I’m standing with them today as someone with lots of my own internalized racism, misogyny, and bias. As someone who often can’t see when my privileges -- on a daily basis -- blind me to the ways I benefit from injustices in which others suffer. As someone who needed help understanding why it’s important to identify his gender pronouns, so everyone in the room can feel included. As someone who regularly needs to be pushed, cajoled, educated, held accountable -- and who prefers when that is done by allies. As someone grateful for those who trouble the waters, and who knows that in troubled waters, it can be harder to keep your head above water.

I’ve got more personal reasons, too. When anti-Semitic vandals desecrated a Jewish cemetery in St. Louis where relatives of mine are buried, one of the very first texts I received was from Linda Sarsour, who sprung into action, and quickly helped raise tens of thousands of dollars to restore the cemetery (for which she has been scurrilously and falsely attacked, despite reporting showing that the money went exactly where it was intended). Today, again, I stand with Linda.

And FWIW, the Women’s March leaders have been there time & again for my friend Ady Barkan too, providing support and comfort for him, getting arrested with him, showing him love & solidarity when he has needed it most).

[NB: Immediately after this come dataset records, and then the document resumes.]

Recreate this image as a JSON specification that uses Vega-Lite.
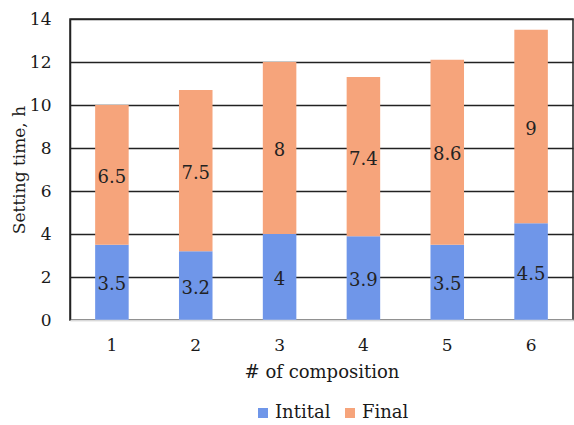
{
  "$schema": "https://vega.github.io/schema/vega-lite/v6.json",
  "width": 503,
  "height": 301,
  "autosize": {"type": "none"},
  "padding": {"left": 70, "top": 19, "right": 1, "bottom": 105},
  "background": "white",
  "config": {
    "font": "DejaVu Serif",
    "view": {"stroke": "#222", "strokeWidth": 1.5},
    "axis": {"labelFont": "DejaVu Serif", "titleFont": "DejaVu Serif", "labelColor": "#1a1a1a", "titleColor": "#1a1a1a"},
    "legend": {"labelFont": "DejaVu Serif"},
    "text": {"font": "DejaVu Serif"}
  },
  "data": {
    "values": [
      {"composition": "1", "type": "Intital", "value": 3.5},
      {"composition": "1", "type": "Final", "value": 6.5},
      {"composition": "2", "type": "Intital", "value": 3.2},
      {"composition": "2", "type": "Final", "value": 7.5},
      {"composition": "3", "type": "Intital", "value": 4},
      {"composition": "3", "type": "Final", "value": 8},
      {"composition": "4", "type": "Intital", "value": 3.9},
      {"composition": "4", "type": "Final", "value": 7.4},
      {"composition": "5", "type": "Intital", "value": 3.5},
      {"composition": "5", "type": "Final", "value": 8.6},
      {"composition": "6", "type": "Intital", "value": 4.5},
      {"composition": "6", "type": "Final", "value": 9}
    ]
  },
  "transform": [
    {"stack": "value", "groupby": ["composition"], "sort": [{"field": "type", "order": "descending"}], "as": ["v0", "v1"]},
    {"calculate": "(datum.v0 + datum.v1) / 2", "as": "mid"}
  ],
  "encoding": {
    "x": {
      "field": "composition", "type": "ordinal",
      "scale": {"paddingInner": 0.6, "paddingOuter": 0.3},
      "axis": {"labelAngle": 0, "ticks": false, "labelPadding": 17, "labelFontSize": 17, "title": "# of composition", "titleFontSize": 18, "titleFontWeight": "normal", "titlePadding": 10, "domainColor": "#d9d9d9", "domainWidth": 1.5, "zindex": 1}
    }
  },
  "layer": [
    {
      "mark": {"type": "bar"},
      "encoding": {
        "y": {
          "field": "v0", "type": "quantitative",
          "scale": {"domain": [0, 14]},
          "axis": {"values": [0, 2, 4, 6, 8, 10, 12, 14], "ticks": false, "labelPadding": 19, "labelFontSize": 17, "title": "Setting time, h", "titleFontSize": 17, "titleFontWeight": "normal", "titlePadding": 1, "domainColor": "#222", "domainWidth": 1.5, "grid": true, "gridColor": {"condition": {"test": "datum.value === 0", "value": "#d9d9d9"}, "value": "#222"}, "gridWidth": 1.5}
        },
        "y2": {"field": "v1"},
        "color": {
          "field": "type", "type": "nominal",
          "scale": {"domain": ["Intital", "Final"], "range": ["#6f96e9", "#f6a47b"]},
          "legend": {"orient": "none", "legendX": 184, "legendY": 385, "direction": "horizontal", "title": null, "symbolType": "square", "symbolSize": 100, "symbolStrokeWidth": 0, "labelFontSize": 18, "labelColor": "#1a1a1a", "labelOffset": 3, "columnPadding": 10}
        }
      }
    },
    {
      "mark": {"type": "text", "font": "DejaVu Serif", "fontSize": 18, "color": "#222", "dy": 3},
      "encoding": {
        "y": {"field": "mid", "type": "quantitative"},
        "text": {"field": "value", "type": "quantitative"}
      }
    }
  ]
}
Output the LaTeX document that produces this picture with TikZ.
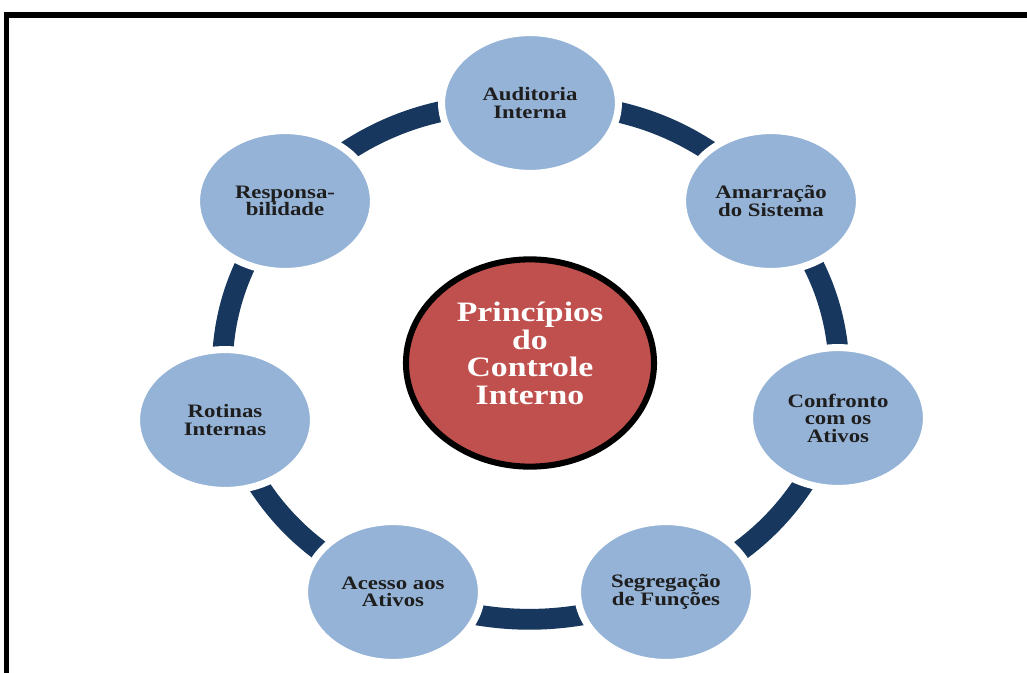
\documentclass[tikz,border=0pt]{standalone}
\usepackage{fontspec}
\setmainfont{Liberation Serif}[FakeStretch=1.2]
\usetikzlibrary{shapes.geometric,backgrounds}
\definecolor{azulclaro}{RGB}{149,179,215}
\definecolor{azulanel}{RGB}{23,55,94}
\definecolor{vermelho}{RGB}{192,80,77}
\definecolor{textoesc}{RGB}{30,30,30}
\tikzset{
  principio/.style={ellipse, fill=azulclaro, draw=white, line width=5pt,
    minimum width=4.42cm, minimum height=3.52cm, inner sep=0pt, align=center,
    text=textoesc, font=\bfseries\fontsize{13.5}{12.5}\selectfont},
  anel/.style={draw=azulanel, line width=0.52cm},
}
\begin{document}
\begin{tikzpicture}[x=0.025cm, y=-0.025cm]
    \useasboundingbox (0,0) rectangle (1027,672);
    \clip (0,0) rectangle (1027,672);
    %Moldura
    \draw[line width=4pt] (6.5,15) rectangle (1060,700);
    %Centro
    \node[ellipse, draw=black, line width=4.3pt, fill=vermelho, minimum width=6.2cm, minimum height=5.18cm,
          inner sep=0pt, align=center, text=white, text depth=14pt, font=\bfseries\fontsize{20}{19.6}\selectfont]
          (centro) at (530,363) {Princípios\\do\\Controle\\Interno};
    %Princípios
    \node[principio] (aud) at (530,103) {Auditoria\\Interna};
    \node[principio] (ama) at (771,201) {Amarração\\do Sistema};
    \node[principio] (con) at (838,418) {Confronto\\com os\\Ativos};
    \node[principio] (seg) at (666,592) {Segregação\\de Funções};
    \node[principio] (ace) at (393,592) {Acesso aos\\Ativos};
    \node[principio] (rot) at (225,420) {Rotinas\\Internas};
    \node[principio] (res) at (285,201) {Responsa-\\bilidade};
    %Anel
    \begin{scope}[on background layer]
    \draw[anel] (aud.center) to[bend left=22] (ama.center);
    \draw[anel] (ama.center) to[bend left=22] (con.center);
    \draw[anel] (con.center) to[bend left=22] (seg.center);
    \draw[anel] (seg.center) to[bend left=20] (ace.center);
    \draw[anel] (ace.center) to[bend left=22] (rot.center);
    \draw[anel] (rot.center) to[bend left=22] (res.center);
    \draw[anel] (res.center) to[bend left=22] (aud.center);
    \end{scope}
\end{tikzpicture}
\end{document}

Whatever you choose to do today, I hope you’ll use it as an opportunity to reconnect with the spirit of the Women’s March 2017 and the extraordinary possibilities of its rage and hope, to remember how terribly far we have to go to deliver a world of genuine equality for & with our daughters (all of whom deserve it), to think about how we build organizations and relationships that model the principles of that more equal world, and to recommit to activism in the coming days that will help us get there.